** START Listed entries **
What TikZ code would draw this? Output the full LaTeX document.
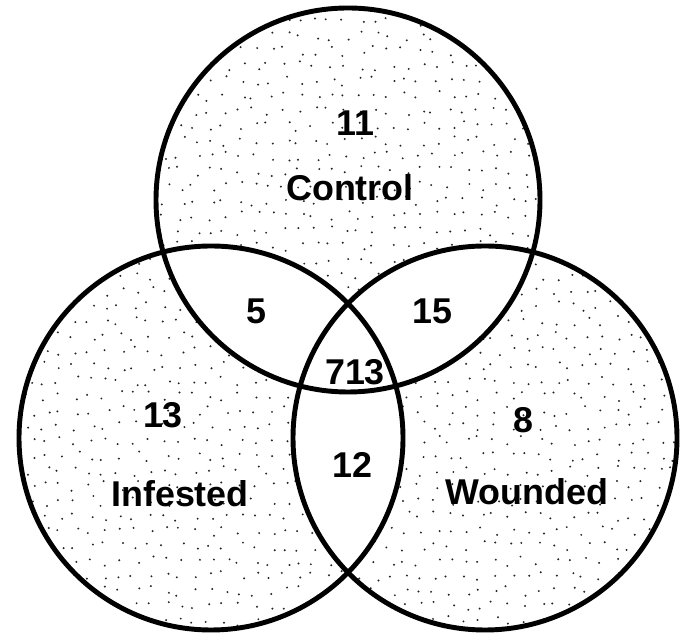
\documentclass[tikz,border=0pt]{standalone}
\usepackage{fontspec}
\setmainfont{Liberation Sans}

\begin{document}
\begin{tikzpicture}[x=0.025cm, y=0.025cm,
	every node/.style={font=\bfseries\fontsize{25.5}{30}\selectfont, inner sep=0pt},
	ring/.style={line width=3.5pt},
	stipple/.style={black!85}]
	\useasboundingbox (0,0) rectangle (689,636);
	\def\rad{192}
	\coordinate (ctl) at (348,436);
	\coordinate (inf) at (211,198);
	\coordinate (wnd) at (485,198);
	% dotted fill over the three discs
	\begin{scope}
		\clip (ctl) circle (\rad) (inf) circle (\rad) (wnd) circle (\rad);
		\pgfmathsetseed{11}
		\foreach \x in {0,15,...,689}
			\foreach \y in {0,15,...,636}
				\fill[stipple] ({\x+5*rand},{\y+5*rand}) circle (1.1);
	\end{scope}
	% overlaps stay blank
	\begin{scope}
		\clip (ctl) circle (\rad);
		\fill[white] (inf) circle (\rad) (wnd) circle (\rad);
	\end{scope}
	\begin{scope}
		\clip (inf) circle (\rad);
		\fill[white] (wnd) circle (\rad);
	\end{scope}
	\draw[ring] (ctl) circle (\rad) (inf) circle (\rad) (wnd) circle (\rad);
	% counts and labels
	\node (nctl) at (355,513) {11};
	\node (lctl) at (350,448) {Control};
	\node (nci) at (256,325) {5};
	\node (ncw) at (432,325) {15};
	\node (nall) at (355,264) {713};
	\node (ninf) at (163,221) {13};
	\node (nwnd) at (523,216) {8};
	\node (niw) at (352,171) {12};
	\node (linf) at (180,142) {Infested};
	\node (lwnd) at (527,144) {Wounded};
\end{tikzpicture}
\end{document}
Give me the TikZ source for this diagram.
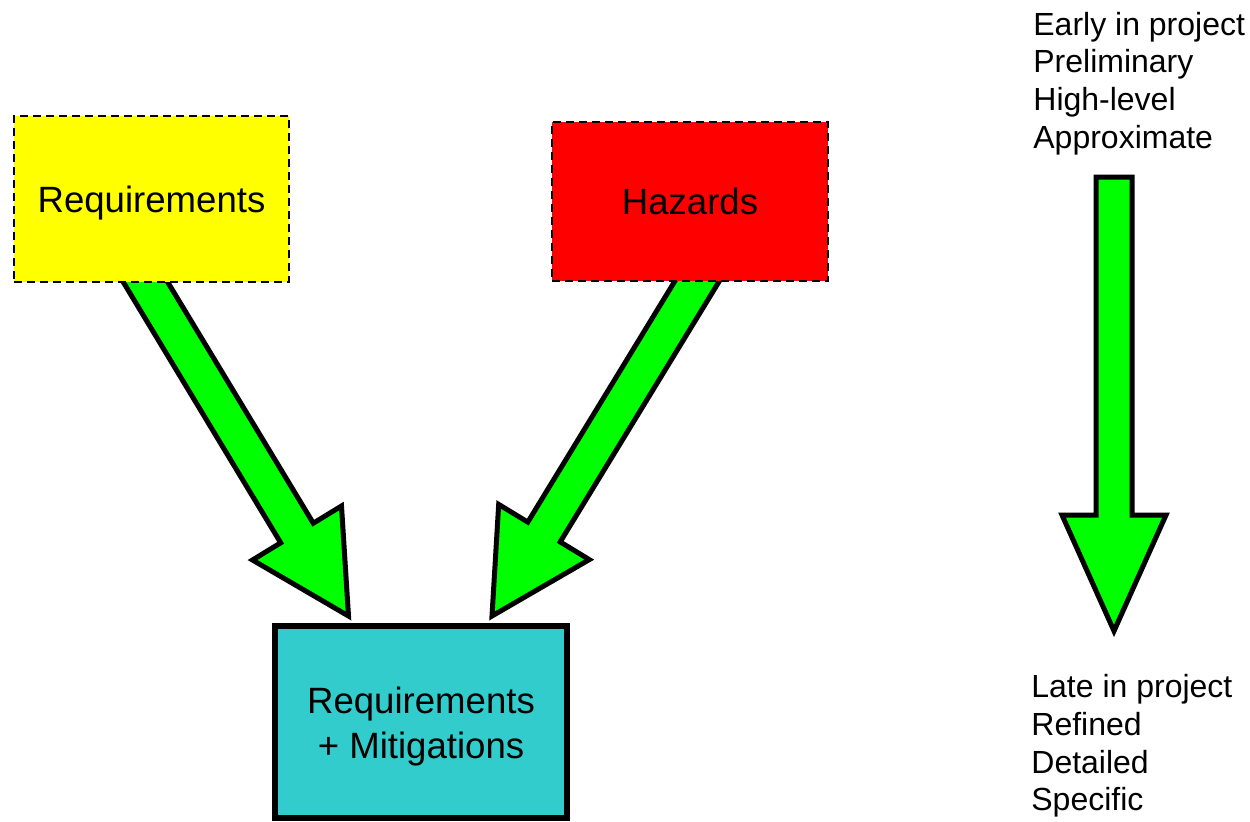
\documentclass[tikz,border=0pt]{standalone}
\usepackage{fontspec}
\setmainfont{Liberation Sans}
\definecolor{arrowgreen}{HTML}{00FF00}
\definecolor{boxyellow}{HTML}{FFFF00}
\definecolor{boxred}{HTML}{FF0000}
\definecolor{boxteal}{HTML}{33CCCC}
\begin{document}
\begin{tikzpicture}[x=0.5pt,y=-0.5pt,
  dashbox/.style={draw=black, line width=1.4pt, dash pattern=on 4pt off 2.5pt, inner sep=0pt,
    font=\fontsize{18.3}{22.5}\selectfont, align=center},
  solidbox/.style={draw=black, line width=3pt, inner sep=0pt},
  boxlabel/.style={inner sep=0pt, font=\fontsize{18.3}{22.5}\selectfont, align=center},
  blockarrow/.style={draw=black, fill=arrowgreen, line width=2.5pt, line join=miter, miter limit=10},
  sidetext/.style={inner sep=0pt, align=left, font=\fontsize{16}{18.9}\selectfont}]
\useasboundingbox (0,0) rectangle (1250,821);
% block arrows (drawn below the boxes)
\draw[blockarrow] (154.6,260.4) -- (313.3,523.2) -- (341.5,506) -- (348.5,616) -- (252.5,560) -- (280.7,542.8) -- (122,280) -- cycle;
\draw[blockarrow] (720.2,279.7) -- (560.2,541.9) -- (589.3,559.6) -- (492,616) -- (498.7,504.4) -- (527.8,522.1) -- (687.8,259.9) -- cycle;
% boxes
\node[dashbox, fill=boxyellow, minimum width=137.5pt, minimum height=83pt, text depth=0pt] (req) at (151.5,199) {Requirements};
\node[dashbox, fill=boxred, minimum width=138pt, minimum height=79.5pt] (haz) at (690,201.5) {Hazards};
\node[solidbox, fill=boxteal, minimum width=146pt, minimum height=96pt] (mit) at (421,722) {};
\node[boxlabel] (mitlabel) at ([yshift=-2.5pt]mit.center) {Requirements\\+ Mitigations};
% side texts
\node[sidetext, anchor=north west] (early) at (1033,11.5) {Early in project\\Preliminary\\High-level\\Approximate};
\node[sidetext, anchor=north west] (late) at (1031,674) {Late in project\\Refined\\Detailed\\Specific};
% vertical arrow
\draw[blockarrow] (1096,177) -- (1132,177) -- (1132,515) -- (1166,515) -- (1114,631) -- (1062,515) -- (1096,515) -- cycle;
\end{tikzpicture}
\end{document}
** END Listed entries **
All of the entries above should be duplicated exactly, except for the pictures.

What TikZ code would draw this? Output the full LaTeX document.
\documentclass[tikz,border=0pt]{standalone}
\usepackage{fontspec}
\setmainfont{Liberation Sans}

\begin{document}
\begin{tikzpicture}[x=0.025cm, y=0.025cm,
	every node/.style={font=\bfseries\fontsize{25.5}{30}\selectfont, inner sep=0pt},
	ring/.style={line width=3.5pt},
	stipple/.style={black!85}]
	\useasboundingbox (0,0) rectangle (689,636);
	\def\rad{192}
	\coordinate (ctl) at (348,436);
	\coordinate (inf) at (211,198);
	\coordinate (wnd) at (485,198);
	% dotted fill over the three discs
	\begin{scope}
		\clip (ctl) circle (\rad) (inf) circle (\rad) (wnd) circle (\rad);
		\pgfmathsetseed{11}
		\foreach \x in {0,15,...,689}
			\foreach \y in {0,15,...,636}
				\fill[stipple] ({\x+5*rand},{\y+5*rand}) circle (1.1);
	\end{scope}
	% overlaps stay blank
	\begin{scope}
		\clip (ctl) circle (\rad);
		\fill[white] (inf) circle (\rad) (wnd) circle (\rad);
	\end{scope}
	\begin{scope}
		\clip (inf) circle (\rad);
		\fill[white] (wnd) circle (\rad);
	\end{scope}
	\draw[ring] (ctl) circle (\rad) (inf) circle (\rad) (wnd) circle (\rad);
	% counts and labels
	\node (nctl) at (355,513) {11};
	\node (lctl) at (350,448) {Control};
	\node (nci) at (256,325) {5};
	\node (ncw) at (432,325) {15};
	\node (nall) at (355,264) {713};
	\node (ninf) at (163,221) {13};
	\node (nwnd) at (523,216) {8};
	\node (niw) at (352,171) {12};
	\node (linf) at (180,142) {Infested};
	\node (lwnd) at (527,144) {Wounded};
\end{tikzpicture}
\end{document}
Give me the TikZ source for this diagram.
\documentclass[tikz,border=0pt]{standalone}
\usepackage{fontspec}
\setmainfont{Liberation Sans}
\definecolor{arrowgreen}{HTML}{00FF00}
\definecolor{boxyellow}{HTML}{FFFF00}
\definecolor{boxred}{HTML}{FF0000}
\definecolor{boxteal}{HTML}{33CCCC}
\begin{document}
\begin{tikzpicture}[x=0.5pt,y=-0.5pt,
  dashbox/.style={draw=black, line width=1.4pt, dash pattern=on 4pt off 2.5pt, inner sep=0pt,
    font=\fontsize{18.3}{22.5}\selectfont, align=center},
  solidbox/.style={draw=black, line width=3pt, inner sep=0pt},
  boxlabel/.style={inner sep=0pt, font=\fontsize{18.3}{22.5}\selectfont, align=center},
  blockarrow/.style={draw=black, fill=arrowgreen, line width=2.5pt, line join=miter, miter limit=10},
  sidetext/.style={inner sep=0pt, align=left, font=\fontsize{16}{18.9}\selectfont}]
\useasboundingbox (0,0) rectangle (1250,821);
% block arrows (drawn below the boxes)
\draw[blockarrow] (154.6,260.4) -- (313.3,523.2) -- (341.5,506) -- (348.5,616) -- (252.5,560) -- (280.7,542.8) -- (122,280) -- cycle;
\draw[blockarrow] (720.2,279.7) -- (560.2,541.9) -- (589.3,559.6) -- (492,616) -- (498.7,504.4) -- (527.8,522.1) -- (687.8,259.9) -- cycle;
% boxes
\node[dashbox, fill=boxyellow, minimum width=137.5pt, minimum height=83pt, text depth=0pt] (req) at (151.5,199) {Requirements};
\node[dashbox, fill=boxred, minimum width=138pt, minimum height=79.5pt] (haz) at (690,201.5) {Hazards};
\node[solidbox, fill=boxteal, minimum width=146pt, minimum height=96pt] (mit) at (421,722) {};
\node[boxlabel] (mitlabel) at ([yshift=-2.5pt]mit.center) {Requirements\\+ Mitigations};
% side texts
\node[sidetext, anchor=north west] (early) at (1033,11.5) {Early in project\\Preliminary\\High-level\\Approximate};
\node[sidetext, anchor=north west] (late) at (1031,674) {Late in project\\Refined\\Detailed\\Specific};
% vertical arrow
\draw[blockarrow] (1096,177) -- (1132,177) -- (1132,515) -- (1166,515) -- (1114,631) -- (1062,515) -- (1096,515) -- cycle;
\end{tikzpicture}
\end{document}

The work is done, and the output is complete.